These are still the top themes in most of my counseling sessions as a psychologist — with adults, with teens, and even with children. Mainly, the discussions were about the presidential election, then it was about the winner of the election, and now it is about the very uncertain future. What will happen to immigrants? What will happen to trade policies? Will the right to choose disappear? Will gay marriage be overturned? What is going to happen with Russia?
In my profession there is a saying that uncertainty breeds anxiety. I think most of us would agree with this statement. As I ponder and deal with these questions and concerns on a personal level, I’m transported back to the fifth grade. I remember learning about nuclear bombs and nuclear war. I have vivid images etched into my brain of mushroom clouds and nuclear fall-out. I remember watching the movie The Day After full of fear. I remember nights awake in my childhood bed being scared of Russia bombing us and of dying. Perhaps worst of all my parents didn’t know how scared I was because I didn’t tell them — in fact I didn’t tell anyone.
Fast forward to 2016. My wife and I are raising 3 teenagers. I can’t help but ask myself: How much are they worrying about the future? Are they quiet because they don’t want to tell me their real fears? Are they quiet because they think Mom and Dad can’t possibly understand their feelings? These are the signs of raising children in uncertain times.
As the year ends we are all having important and honest conversations with spouses and partners, family, and friends. How can we approach the new year and this uncertain world with positivity and peace? Here are 5 ways to curate daily well-being:
The future is always uncertain — Humans trick ourselves into feeling secure. We want to believe that we have control, that nothing bad will happen. These thoughts make us feel happy. But uncertain times challenge this strategy. So what can we do to conquer fear and feel peace and happiness? I suggest we accept and embrace the uncertainty — forget the concepts of good or bad outcomes and instead focus on life is always changing and if we allow our minds to be at peace with the unknown then we can adapt to any challenge.
History proves that humans adapt and survive — Our human species has been evolving, adapting, and surviving for a very long time. It is in our DNA. Like our ancestors we can and will deal with our social, environmental, and political circumstances. Go back to your American and World History lessons: American’s have been dealing with similar challenges with policies, leadership, economy, and war and with the exception of Twitter, not much has changed.
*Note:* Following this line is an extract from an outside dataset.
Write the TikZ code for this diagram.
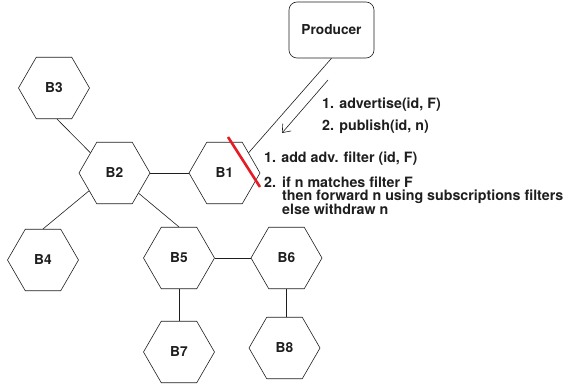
\documentclass[tikz,border=0pt]{standalone}
\usepackage{fontspec}
\setmainfont{TeX Gyre Heros}
\usetikzlibrary{shapes.geometric,arrows.meta}
\definecolor{ink}{RGB}{30,30,30}
\definecolor{cutred}{RGB}{228,28,36}
\tikzset{
  broker/.style={draw=ink, line width=0.6pt, shape=regular polygon, regular polygon sides=6,
    minimum size=71pt, inner sep=0pt, font=\fontsize{13.7}{14}\selectfont\bfseries, text=ink},
  prodbox/.style={draw=ink, line width=0.6pt, rounded corners=8pt, minimum width=85pt,
    minimum height=56pt, inner sep=0pt, font=\fontsize{13.7}{14}\selectfont\bfseries, text=ink},
  link/.style={draw=ink, line width=0.6pt},
  note/.style={anchor=base west, inner sep=0pt, font=\fontsize{14.25}{14}\selectfont\bfseries, text=ink}
}
\begin{document}
\begin{tikzpicture}[x=1pt,y=-1pt]
\useasboundingbox (0,0) rectangle (563,385);
% nodes
\node[prodbox] (P) at (331.5,30) {Producer};
\node[broker] (B1) at (224.5,173) {B1};
\node[broker] (B2) at (114.5,173) {B2};
\node[broker] (B3) at (54,88) {B3};
\node[broker] (B4) at (43,260) {B4};
\node[broker] (B5) at (179,258) {B5};
\node[broker] (B6) at (286.5,258) {B6};
\node[broker] (B7) at (179,352) {B7};
\node[broker] (B8) at (284.5,348) {B8};
% links
\draw[link] (P.south) -- (B1.40);
\draw[link] (B2.east) -- (B1.west);
\draw[link] ([xshift=3pt]B3.south) -- (B2.140);
\draw[link] (B2.215) -- (B4.north);
\draw[link] (B2.320) -- (B5.north);
\draw[link] (B5.east) -- (B6.west);
\draw[link] (B5.south) -- (B7.north);
\draw[link] (B6.south) -- (B6.south |- B8.north);
% message arrow
\coordinate (a1) at (328,80);
\coordinate (a2) at (282,133);
\draw[link, -{Straight Barb[length=7pt,width=11pt]}] (a1) -- (a2);
% red cut
\coordinate (r1) at (228,137);
\coordinate (r2) at (260,187);
\draw[cutred, line width=2.6pt] (r1) -- (r2);
% texts
\node[note] (t1) at (322,109) {1. advertise(id, F)};
\node[note] (t2) at (322,131) {2. publish(id, n)};
\node[note] (t3) at (264,162.5) {1. add adv. filter (id, F)};
\node[note] (t4) at (264,187.3) {2.};
\node[note] (t5) at (282,187.3) {if n matches filter F};
\node[note] (t6) at (282,201) {then forward n using subscriptions filters};
\node[note] (t7) at (282,215) {else withdraw n};
\end{tikzpicture}
\end{document}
The present is the only thing that exists — All we have is the present. The now. I know this sounds cliché these days as more and more people are trying to become mindful (which is a very good thing), but it is true. All anxiety and worry exists in a future that has yet to occur. I want you to decide how much time you are willing to devote to worrying about the future or the past when you can be focused on today. present moment and day is all we can count on, until the next one comes — I tell this to my patients all the time.
People are inherently good — We never stop believing in the goodness of humanity and the human spirit. There are many, many people who share your values and are committed to a world filled with loving and compassionate people. People will continue to fight for what is right, for equal rights, for human respect and decency. There are a lot of good people in our country and in the world.
Be the best person you can be every single day — We all can contribute to our collective well-being: we can wake up every day and make the best of it. We can and must have relationships. Engage with your children, spouse, family and friends. Engage in your job. Treat people with kindness, solve problems small and big, and stand up for what you believe. Remember that you are fallible, not perfect, and not expected to do anything but your best on this single day. We can all do this today, tomorrow, and then every next day.
What I have learned over the decades is this: being aware of ourselves — what we feel, think, and how we act — is the most important part of parenting (and living) — in uncertain times. Be the person you want to be and you want your kids to be as well. Model for them what it is like to live fully and care about humanity. Show them, and tell them, about how humans adapt and survive and are inherently good. Show them and teach them how to live in the present. Most importantly, show them how to be the best human they possibly can be — one that makes mistakes, cares about people, and does the best they can every single day. These are the keys to their future and ours — and that is a certainty.